Under former director Richard Cordray, the bureau had originally sought a permanent injunction on the business activities of Golden Valley Lending and three other payday lenders last year.

In February, the Consumer Financial Protection Bureau filed a notice of voluntary dismissal in a lawsuit it had filed against Golden Valley Lending and three other payday lenders last year. Under former director Richard Cordray, the bureau had originally sought a permanent injunction on the business activities of the four companies, all of which are incorporated on a tribal reservation in northern California but doing business in Missouri.

The original lawsuit was the first CFPB enforcement action against a corporation on a reservation. The bureau accused the companies of collecting on loans that violated state usury and lender licensing laws. The CFPB suit claimed that the lenders were charging interest rates of 440 percent to 950 percent. The bureau also said the companies didn’t disclose loan terms such as annual percentage rates until after a borrower was approved for a loan.

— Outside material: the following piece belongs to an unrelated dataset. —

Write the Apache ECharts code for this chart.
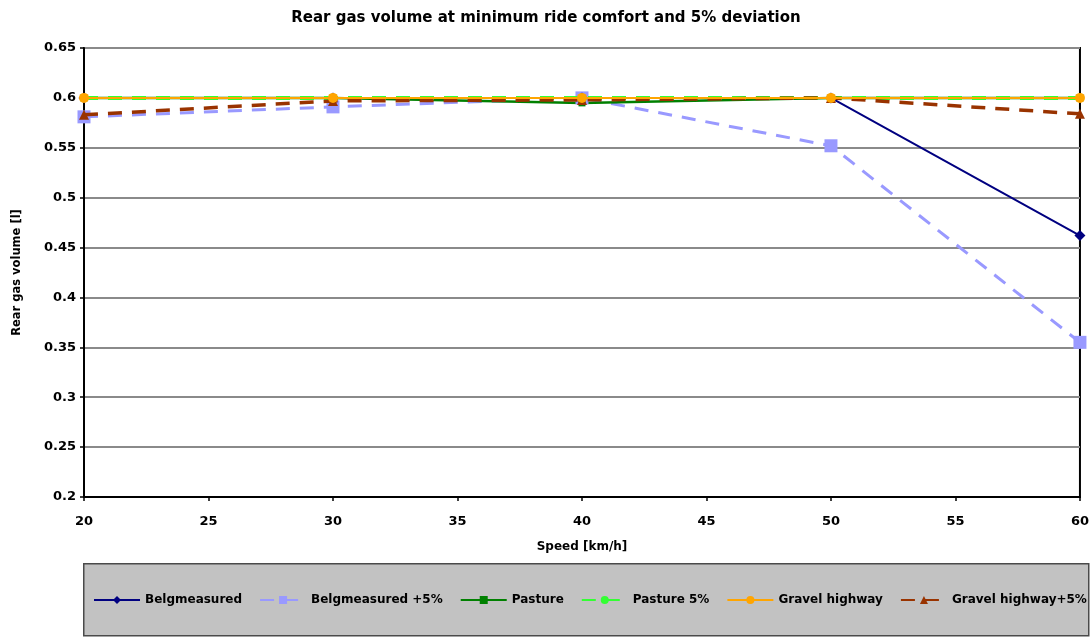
<!DOCTYPE html>
<html>
<head>
<meta charset="utf-8">
<script src="https://cdn.jsdelivr.net/npm/echarts@6/dist/echarts.min.js"></script>
<style>
  html, body { margin: 0; padding: 0; background: #fff; }
  #chart { width: 1092px; height: 638px; }
</style>
</head>
<body>
<div id="chart"></div>
<script>
// Speeds in km/h
const speeds = [20, 30, 40, 50, 60];

// Rear gas volume [l] per road profile
const belgMeasured = [0.600, 0.600, 0.600, 0.600, 0.462];
const belgMeasured5 = [0.581, 0.591, 0.600, 0.552, 0.355];
const pasture = [0.600, 0.600, 0.595, 0.600, 0.600];
const pasture5 = [0.600, 0.600, 0.600, 0.600, 0.600];
const gravelHighway = [0.600, 0.600, 0.600, 0.600, 0.600];
const gravelHighway5 = [0.583, 0.597, 0.598, 0.600, 0.584];

const seriesNames = ['Belgmeasured', 'Belgmeasured +5%', 'Pasture', 'Pasture 5%', 'Gravel highway', 'Gravel highway+5%'];

function pairs(vals) {
  return speeds.map((s, i) => [s, vals[i]]);
}

const font = '"DejaVu Sans", Verdana, sans-serif';

function lineSeries(name, vals, color, symbol, symbolSize, type, width, z) {
  return {
    name: name,
    type: 'line',
    data: pairs(vals),
    symbol: symbol,
    symbolSize: symbolSize,
    itemStyle: { color: color },
    lineStyle: { color: color, width: width, type: type },
    z: z,
    animation: false
  };
}

const chart = echarts.init(document.getElementById('chart'));
chart.setOption({
  backgroundColor: '#ffffff',
  title: {
    text: 'Rear gas volume at minimum ride comfort and 5% deviation',
    left: 'center',
    top: 6,
    textStyle: { fontFamily: font, fontSize: 15, fontWeight: 'bold', color: '#000' }
  },
  graphic: [{
    type: 'rect',
    left: 83, top: 563,
    shape: { width: 1005, height: 72 },
    style: { fill: '#c2c2c2', stroke: '#4a4a4a', lineWidth: 1.5 },
    z: 0
  }],
  grid: {
    left: 84, right: 7, top: 48, bottom: 141,
    show: true,
    borderColor: '#000',
    borderWidth: 2,
    backgroundColor: '#fff'
  },
  xAxis: {
    type: 'value',
    min: 20, max: 60, interval: 5,
    name: 'Speed [km/h]',
    nameLocation: 'middle',
    nameGap: 44,
    nameTextStyle: { fontFamily: font, fontSize: 12, fontWeight: 'bold', color: '#000' },
    axisLine: { show: true, lineStyle: { color: '#000', width: 2 } },
    axisTick: { show: true, length: 4, lineStyle: { color: '#000', width: 1.5 } },
    axisLabel: { fontFamily: font, fontSize: 13, fontWeight: 'bold', color: '#000', margin: 18 },
    splitLine: { show: false }
  },
  yAxis: {
    type: 'value',
    min: 0.2, max: 0.65, interval: 0.05,
    name: 'Rear gas volume [l]',
    nameLocation: 'middle',
    nameGap: 61,
    nameTextStyle: { fontFamily: font, fontSize: 11.5, fontWeight: 'bold', color: '#000' },
    axisLine: { show: true, lineStyle: { color: '#000', width: 2 } },
    axisTick: { show: true, length: 4, lineStyle: { color: '#000', width: 1.5 } },
    axisLabel: {
      fontFamily: font, fontSize: 13, fontWeight: 'bold', color: '#000', margin: 8,
      formatter: v => String(parseFloat(v.toFixed(2)))
    },
    splitLine: { show: true, lineStyle: { color: '#8a8a8a', width: 2 } }
  },
  legend: {
    data: seriesNames,
    top: 594,
    left: 93,
    padding: 0,
    itemWidth: 46,
    itemHeight: 10,
    itemGap: 17,
    z: 5,
    textStyle: { fontFamily: font, fontSize: 12, fontWeight: 'bold', color: '#000' }
  },
  series: [
    lineSeries('Belgmeasured', belgMeasured, '#000080', 'diamond', 11, 'solid', 2, 4),
    lineSeries('Belgmeasured +5%', belgMeasured5, '#9999ff', 'rect', 13, [14, 10], 3, 3),
    lineSeries('Pasture', pasture, '#008000', 'rect', 7, 'solid', 2.5, 3),
    lineSeries('Pasture 5%', pasture5, '#33ff33', 'circle', 0, [14, 10], 4, 5),
    lineSeries('Gravel highway', gravelHighway, '#ffa500', 'circle', 10, 'solid', 2, 7),
    lineSeries('Gravel highway+5%', gravelHighway5, '#993300', 'triangle', 10, [14, 10], 3.5, 6)
  ]
});
</script>
</body>
</html>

The defendants denied any wrongdoing, claiming that they had operated legally, and claiming that they were working with the CFPB in good faith when they were surprised by the lawsuit. At the time of the suit, the defendants asked the court to dismiss the charges, arguing that state usury laws were not applicable to businesses on the reservation, and that the CFPB had no jurisdiction over them.

“For the reasons outlined in our motion to dismiss, this case should never have been brought in the first place,” said an attorney representing the Native American tribe where the lending businesses were established. “We’re glad that the bureau has withdrawn the lawsuit that was diverting the tribe’s resources and attention away from economic activity that benefits its members and its neighbors.”

The CFPB, now under the leadership of Acting Director Mick Mulvaney, gave no reason for dropping the suit. According to the bureau’s motion, the suit is dropped without prejudice, meaning that the agency could take up the matter again at any time.

“The bureau will continue to investigate the transactions that were at issue,” the CFPB said in a statement. “Because it is an open enforcement matter, we cannot provide further comment.”

The bureau’s statement did not address any change in the regulation of payday lenders, but Mulvaney has publicly criticized the CFPB requirement that payday lenders be required to determine if borrowers could afford to repay their loans. The statement also comes on the heels of a December report that Mulvaney accepted donations from the payday lending industry while campaigning for the House in 2015. Mulvaney denied any connection between those donations and a softer line on payday lending.